Nice question—hooking Go binaries is notoriously tricky due to how the compiler handles function inlining and the runtime stack.
Couple of things to consider:
1. **Function Inlining by Go Compiler**
If you're targeting internal functions (like crypto or syscall wrappers), Go aggressively inlines them—even in debug mode. This makes your hook target disappear or get embedded in multiple call sites.
Try rebuilding the binary with:
go build -gcflags=“all=-l -N”
markdown
`-N` disables optimizations, and `-l` disables inlining. That should preserve function boundaries and make Frida effective again.
2. **No Exported Symbols**
Unlike native C/C++ binaries, Go doesn’t expose symbol names in a standard way. You'll need to use Frida’s `Module.findExportByName()` with raw addresses or do manual offset calculation via `objdump` or `gopclntab` parsing.

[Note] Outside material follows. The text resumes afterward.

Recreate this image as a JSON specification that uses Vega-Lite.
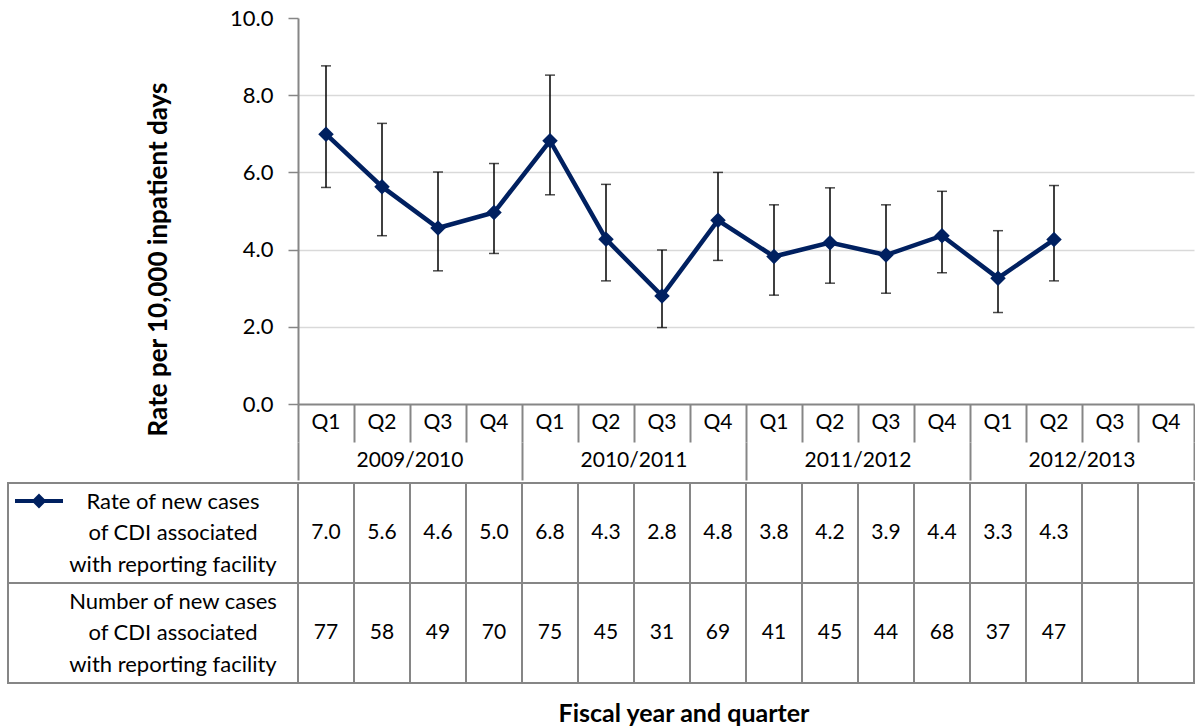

3. **Use gofrida or a custom resolver**
Check out [gofrida](https://github.com/lasting-yang/frida-go-hook) – it’s tailored for hooking Go symbols in Frida. Alternatively, manually parse the `runtime.pclntab` to resolve function names to offsets and then attach your hook.
4. **Thread Hijack Prevention**
Go manages its own scheduler (GMP model), which can block your Frida thread hijack if you don’t sync with its runtime. In some cases, inline syscalls inside goroutines can’t be reliably intercepted due to Go’s stack splitting.
If you share the binary or function you're trying to hook (e.g., net/http, syscall, crypto), I can suggest exact offsets or patch targets.
Respect for diving into Frida + Go—this rabbit hole goes deep.